For every indie author, the time comes when the question must be asked: Should I hire a publicist?
There are good reasons for both sides, and each author is different. If you’re considering whether or not to take this step, take a look below at some pros and cons to hiring a publicist.
Publicists have connections (and know how to make new ones). Publicists aren’t necessarily the end-all-be-all solution for getting your book media coverage, but they do have ready-made connections, they know who/where to go to make new ones.

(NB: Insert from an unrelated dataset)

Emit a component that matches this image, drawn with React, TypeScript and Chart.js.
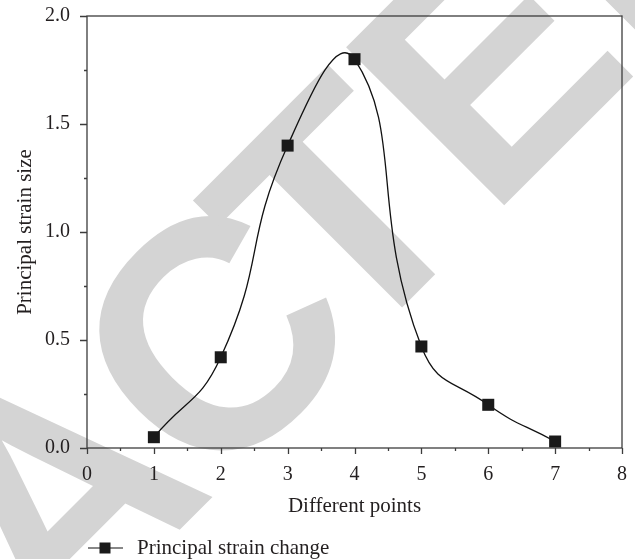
import React, { useEffect, useRef } from "react";
import { Chart, registerables } from "chart.js";

Chart.register(...registerables);

const pointsX = [1, 2, 3, 4, 5, 6, 7];
const strainValues = [0.05, 0.42, 1.4, 1.8, 0.47, 0.2, 0.03];
const xMin = 0;
const xMax = 8;
const yMin = 0;
const yMax = 2;
const seriesLabel = "Principal strain change";
const xTitle = "Different points";
const yTitle = "Principal strain size";
const watermarkText = "RETRACTED";

const SERIF = "'Liberation Serif', 'Times New Roman', serif";
const INK = "#231f20";

const framePlugin = {
  id: "framePlugin",
  beforeDraw(chart: any) {
    const ctx = chart.ctx;
    ctx.save();
    ctx.fillStyle = "#ffffff";
    ctx.fillRect(0, 0, chart.width, chart.height);
    const fs = 325;
    ctx.font = `bold ${fs}px 'Liberation Sans', Arial, sans-serif`;
    const letters = watermarkText.split("");
    const adv = letters.map((l) => ctx.measureText(l).width);
    const pos: number[] = [];
    let acc = 0;
    for (let i = 0; i < letters.length; i++) {
      pos.push(acc);
      acc += adv[i];
    }
    const cIdx = 5;
    const base = pos[cIdx] + adv[cIdx] / 2;
    ctx.translate(232, 330);
    ctx.rotate(-Math.PI / 4);
    ctx.fillStyle = "#d4d4d4";
    ctx.textBaseline = "alphabetic";
    ctx.textAlign = "left";
    for (let i = 0; i < letters.length; i++) {
      const shift = i > cIdx ? -57 : i < cIdx ? -6 : -19;
      const x = pos[i] - base + shift;
      ctx.fillText(letters[i], x, fs * 0.358 - 12);
    }
    ctx.restore();
  },
  afterDraw(chart: any) {
    const ctx = chart.ctx;
    const a = chart.chartArea;
    const xs = chart.scales.x;
    const ys = chart.scales.y;
    ctx.save();
    ctx.strokeStyle = "#3c3c3c";
    ctx.lineWidth = 1.3;
    ctx.strokeRect(a.left, a.top, a.right - a.left, a.bottom - a.top);
    ctx.beginPath();
    for (let v = xMin; v <= xMax + 1e-9; v += 0.5) {
      const px = Math.round(xs.getPixelForValue(v)) + 0.5;
      const len = Math.abs(v - Math.round(v)) < 1e-9 ? 6 : 3;
      ctx.moveTo(px, a.bottom);
      ctx.lineTo(px, a.bottom + len);
    }
    for (let v = yMin; v <= yMax + 1e-9; v += 0.25) {
      const py = Math.round(ys.getPixelForValue(v)) + 0.5;
      const len = Math.abs(v * 2 - Math.round(v * 2)) < 1e-9 ? 7 : 3;
      ctx.moveTo(a.left, py);
      ctx.lineTo(a.left - len, py);
    }
    ctx.stroke();

    // legend
    const ly = 548;
    ctx.strokeStyle = "#111";
    ctx.lineWidth = 1.2;
    ctx.beginPath();
    ctx.moveTo(88, ly);
    ctx.lineTo(123, ly);
    ctx.stroke();
    ctx.fillStyle = "#1a1a1a";
    ctx.fillRect(105 - 5.5, ly - 5.5, 11, 11);
    ctx.fillStyle = INK;
    ctx.font = `21px ${SERIF}`;
    ctx.textBaseline = "middle";
    ctx.textAlign = "left";
    ctx.fillText(chart.data.datasets[0].label, 137, ly);
    ctx.restore();
  },
};

export default function App() {
  const ref = useRef<HTMLCanvasElement | null>(null);
  useEffect(() => {
    document.body.style.margin = "0";
    const canvas = ref.current!;
    const chart = new Chart(canvas, {
      type: "line",
      data: {
        datasets: [
          {
            label: seriesLabel,
            data: pointsX.map((x, i) => ({ x, y: strainValues[i] })),
            borderColor: "#111111",
            borderWidth: 1.3,
            backgroundColor: "#1a1a1a",
            pointStyle: "rect",
            pointRadius: 8.5,
            pointHoverRadius: 8.5,
            pointBackgroundColor: "#1a1a1a",
            pointBorderColor: "#1a1a1a",
            pointBorderWidth: 0,
            tension: 0.5,
            fill: false,
          },
        ],
      },
      options: {
        responsive: false,
        animation: false,
        devicePixelRatio: 1,
        layout: { padding: { top: 16, right: 13, left: 0, bottom: 34 } },
        plugins: {
          legend: { display: false },
          tooltip: { enabled: false },
        },
        scales: {
          x: {
            type: "linear",
            min: xMin,
            max: xMax,
            grid: { display: false, drawTicks: false },
            border: { display: false },
            ticks: {
              stepSize: 1,
              color: INK,
              padding: 15,
              font: { family: SERIF, size: 20 },
              maxRotation: 0,
            },
            title: {
              display: true,
              text: xTitle,
              color: INK,
              font: { family: SERIF, size: 21 },
              padding: 6,
            },
            afterFit(scale: any) {
              scale.height = 77;
              scale.paddingLeft = 0;
              scale.paddingRight = 0;
            },
          },
          y: {
            type: "linear",
            min: yMin,
            max: yMax,
            grid: { display: false, drawTicks: false },
            border: { display: false },
            ticks: {
              stepSize: 0.5,
              color: INK,
              padding: 17,
              font: { family: SERIF, size: 20 },
              callback: (v: any) => Number(v).toFixed(1),
            },
            title: {
              display: true,
              text: yTitle,
              color: INK,
              font: { family: SERIF, size: 21 },
              padding: 13,
            },
            afterFit(scale: any) {
              scale.width = 87;
              scale.paddingTop = 0;
              scale.paddingBottom = 0;
            },
          },
        },
      },
      plugins: [framePlugin],
    });
    return () => chart.destroy();
  }, []);
  return (
    <div style={{ position: "absolute", left: 0, top: 0, width: 635, height: 559 }}>
      <canvas ref={ref} width={635} height={559} style={{ width: 635, height: 559 }} />
    </div>
  );
}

There are NO guarantees. Publicists know and rely this fact. Obviously, it is in the publicist’s best interest to do good work for you and get you placed in high-traffic media outlets–it not only gives them necessary portfolio pieces, but also provides a good reference in you. However, this also provides publicists with an out when they DON’T get the coverage you hoped for. This is why you should, before hiring, make sure that a publicist a) has a great portfolio and b) has some great references. The publicist should always keep you in the know with what they’re doing and who they’re reaching out to, so even if the publicist doesn’t manage to secure everything they tried for, you know they’re working on it.

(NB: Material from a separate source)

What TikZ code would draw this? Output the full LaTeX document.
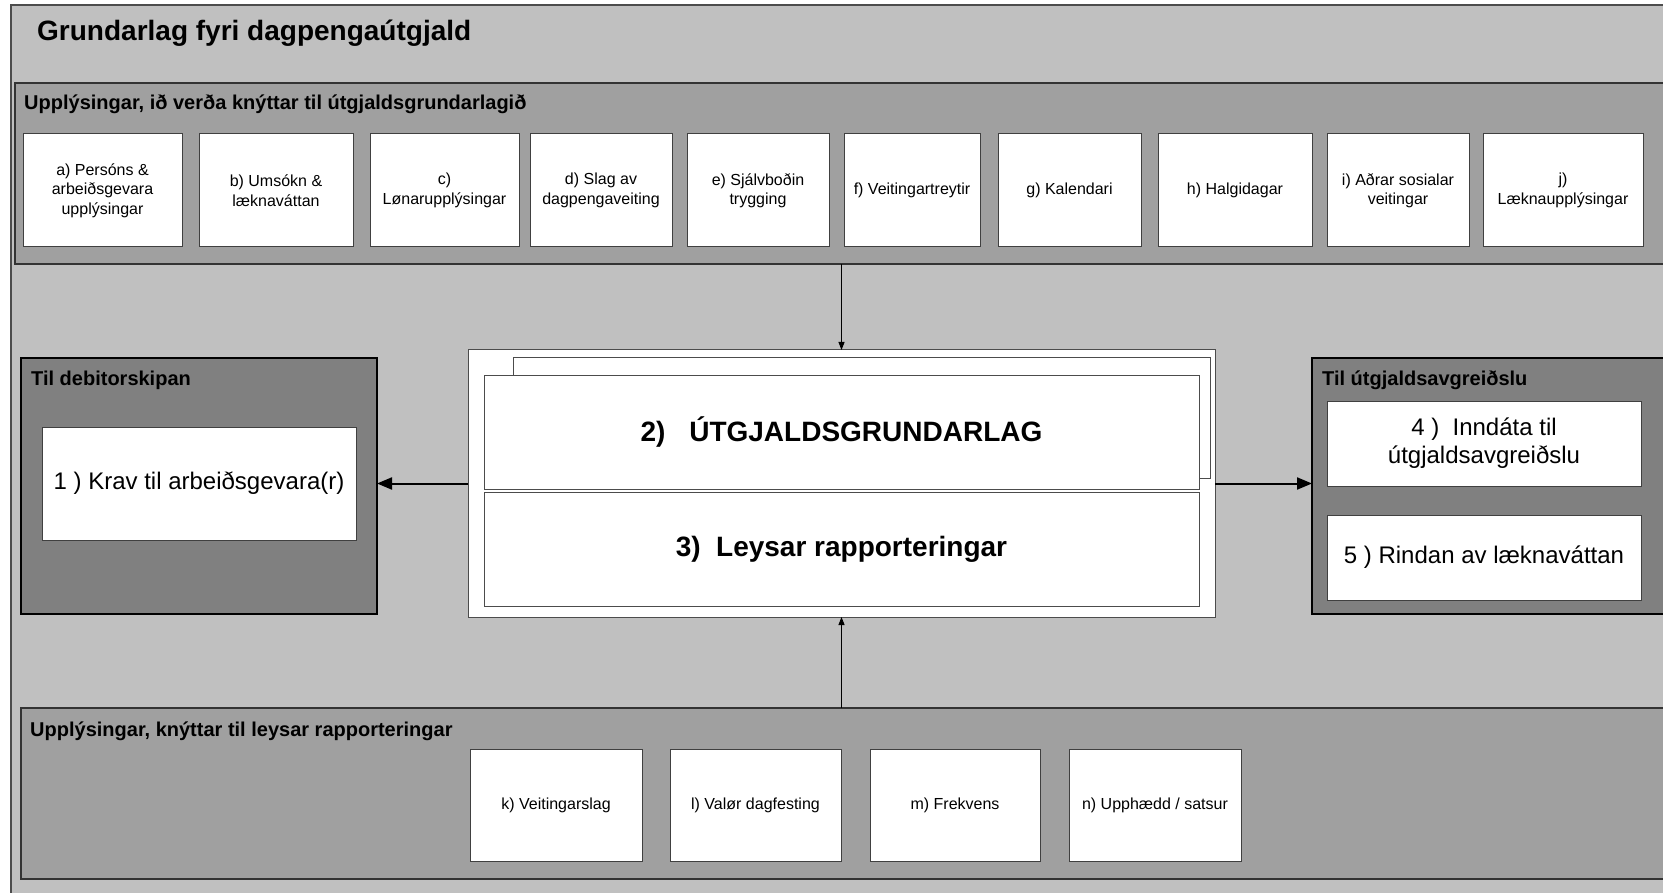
\documentclass[tikz,border=0pt]{standalone}
\usepackage{fontspec}
\setmainfont{Liberation Sans}
\usepackage{tikz}
\usetikzlibrary{arrows.meta,positioning}
\definecolor{framegray}{HTML}{C0C0C0}
\definecolor{panelgray}{HTML}{A0A0A0}
\definecolor{sidegray}{HTML}{808080}
\tikzset{>={Triangle[length=8pt,width=6pt]}}

\begin{document}
\begin{tikzpicture}[x=1pt,y=-1pt,
                    frame/.style={draw=black!70, line width=1.2pt, fill=framegray},
                    infopanel/.style={draw=black!80, line width=2pt, fill=panelgray, anchor=north west, inner sep=0pt, outer sep=0pt},
                    sidepanel/.style={draw=black, line width=2pt, fill=sidegray, anchor=north west, inner sep=0pt, outer sep=0pt},
                    paneltitle/.style={anchor=base west, inner sep=0pt, font=\fontsize{20}{24}\selectfont\bfseries},
                    itembox/.style={draw=black!75, line width=1pt, fill=white, anchor=north west, inner sep=0pt, outer sep=0pt, align=center, font=\fontsize{16}{19.5}\selectfont},
                    outbox/.style={draw=black!75, line width=1pt, fill=white, anchor=north west, inner sep=0pt, outer sep=0pt, align=center, font=\fontsize{24}{28}\selectfont},
                    docpage/.style={draw=black!70, line width=1pt, fill=white, anchor=north west, inner sep=0pt, outer sep=0pt, align=center, font=\fontsize{28}{32}\selectfont\bfseries},
                    thinarrow/.style={draw=black, line width=1pt, ->},
                    thickarrow/.style={draw=black, line width=2pt, -{Triangle[length=15pt,width=12pt]}},
                   ]

\useasboundingbox (0,0) rectangle (1663,893);
\clip (0,0) rectangle (1663,893);
\fill[white] (0,0) rectangle (1663,893);

\draw[frame] (11,5) rectangle (1720,940);
\node[anchor=base west, inner sep=0pt, font=\fontsize{28}{32}\selectfont\bfseries] (title) at (37,41) {Grundarlag fyri dagpengaútgjald};

% upper information panel
\node[infopanel, minimum width=1700pt, minimum height=181pt] (infotop) at (15,83) {};
\node[paneltitle] (infotoptitle) at (24,110) {Upplýsingar, ið verða knýttar til útgjaldsgrundarlagið};

\node[itembox, minimum width=159pt, minimum height=113pt] (a) at (23,134) {a) Persóns \&\\arbeiðsgevara\\upplýsingar};
\node[itembox, minimum width=154pt, minimum height=113pt] (b) at (199,134) {b) Umsókn \&\\læknaváttan};
\node[itembox, minimum width=149pt, minimum height=113pt] (c) at (370,134) {c)\\Lønarupplýsingar};
\node[itembox, minimum width=142pt, minimum height=113pt] (d) at (530,134) {d) Slag av\\dagpengaveiting};
\node[itembox, minimum width=142pt, minimum height=113pt] (e) at (687,134) {e) Sjálvboðin\\trygging};
\node[itembox, minimum width=136pt, minimum height=113pt] (f) at (844,134) {f) Veitingartreytir};
\node[itembox, minimum width=143pt, minimum height=113pt] (g) at (998,134) {g) Kalendari};
\node[itembox, minimum width=154pt, minimum height=113pt] (h) at (1158,134) {h) Halgidagar};
\node[itembox, minimum width=142pt, minimum height=113pt] (i) at (1327,134) {i) Aðrar sosialar\\veitingar};
\node[itembox, minimum width=160pt, minimum height=113pt] (j) at (1483,134) {j)\\Læknaupplýsingar};

% central document stack
\node[docpage, minimum width=747pt, minimum height=267pt] (grundarlag) at (468,350) {};
\node[docpage, minimum width=697pt, minimum height=120pt] (docback) at (513,358) {};
\node[docpage, minimum width=715pt, minimum height=114pt] (utgjald) at (484,375) {2)\hspace{0.85em}ÚTGJALDSGRUNDARLAG};
\node[docpage, minimum width=715pt, minimum height=114pt] (leysar) at (484,492) {3)\hspace{0.55em}Leysar rapporteringar};

% side panels
\node[sidepanel, minimum width=356pt, minimum height=256pt] (debitor) at (21,358) {};
\node[paneltitle] (debitortitle) at (31,385) {Til debitorskipan};
\node[outbox, minimum width=314pt, minimum height=113pt] (krav) at (42,427) {1 ) Krav til arbeiðsgevara(r)};

\node[sidepanel, minimum width=400pt, minimum height=256pt] (avgreidsla) at (1312,358) {};
\node[paneltitle] (avgreidslatitle) at (1322,385) {Til útgjaldsavgreiðslu};
\node[outbox, minimum width=314pt, minimum height=85pt] (inndata) at (1327,401) {4 )\ \ Inndáta til\\útgjaldsavgreiðslu};
\node[outbox, minimum width=314pt, minimum height=85pt] (rindan) at (1327,515) {5 ) Rindan av læknaváttan};

% lower information panel
\node[infopanel, minimum width=1700pt, minimum height=171pt] (infobottom) at (21,708) {};
\node[paneltitle] (infobottomtitle) at (30,736) {Upplýsingar, knýttar til leysar rapporteringar};

\node[itembox, minimum width=172pt, minimum height=112pt] (k) at (470,749) {k) Veitingarslag};
\node[itembox, minimum width=171pt, minimum height=112pt] (l) at (670,749) {l) Valør dagfesting};
\node[itembox, minimum width=170pt, minimum height=112pt] (m) at (870,749) {m) Frekvens};
\node[itembox, minimum width=172pt, minimum height=112pt] (n) at (1069,749) {n) Upphædd / satsur};

\draw[thinarrow] (infotop.south -| grundarlag.north) -- (grundarlag.north);
\draw[thinarrow] (infobottom.north -| grundarlag.south) -- (grundarlag.south);
\draw[thickarrow] (grundarlag.west) -- (debitor.east |- grundarlag.west);
\draw[thickarrow] (grundarlag.east) -- (avgreidsla.west |- grundarlag.east);

\end{tikzpicture}
\end{document}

There are some media outlets that still won’t work directly with authors, primarily in national media. Having a publicist lends an air of legitimacy to those publications that require a more formalized system.
Many media outlets are just as likely to respond to a well-placed, short, direct, and spin-worthy email from an author as they would from a publicist. If you know how to “think” in that way (and being an indie author, you should) and are willing to do the digging to target those outlets, there’s no reason you can’t do this–especially with the rise of the self-made experts and media outlets in the social-media world. Likewise, there’s no reason you can’t do your own event and book signing bookings on your own. I always tell my authors to use publicists on an a la carte basis if they want to work with one, and to use the publicist to do the things that they (the authors) truly can’t do (not everyone is actually capable of writing that perfect, snappy news release) or don’t want to do.
Good publicists know how to spin things to the media. Your publicist should be able to take topics and themes in your book and spin them into a newsworthy, timely event. Many authors know how to do this too, being writers and all, but if you’re not savvy when it comes the the whole journalism thing, a publicist can help you there.
Using a publicist is expensive. If you’re really shooting for national media coverage, it’s not out of the question to expect to pay $3,000 – $5,000 per month for a good publicist. If you’re just paying to get local/regional media coverage (which is much easier to accomplish), you should expect to pay $1,000 – $2,000 per month. After paying $10,000+ to get a book self-published, most authors aren’t in a position to shell out more money–especially on something without a definite ROI. However, if the author isn’t willing to shell it out, they better find a way to do it themselves or their book risks not having any ROI, either.
Indie authors: Did you use a publicist? What was your experience? Did you try a hybrid relationship with a publicist (where you and the publicist work together to tackle different types of outlets), or did you rely on the publicist’s ideas and execution for all media coverage?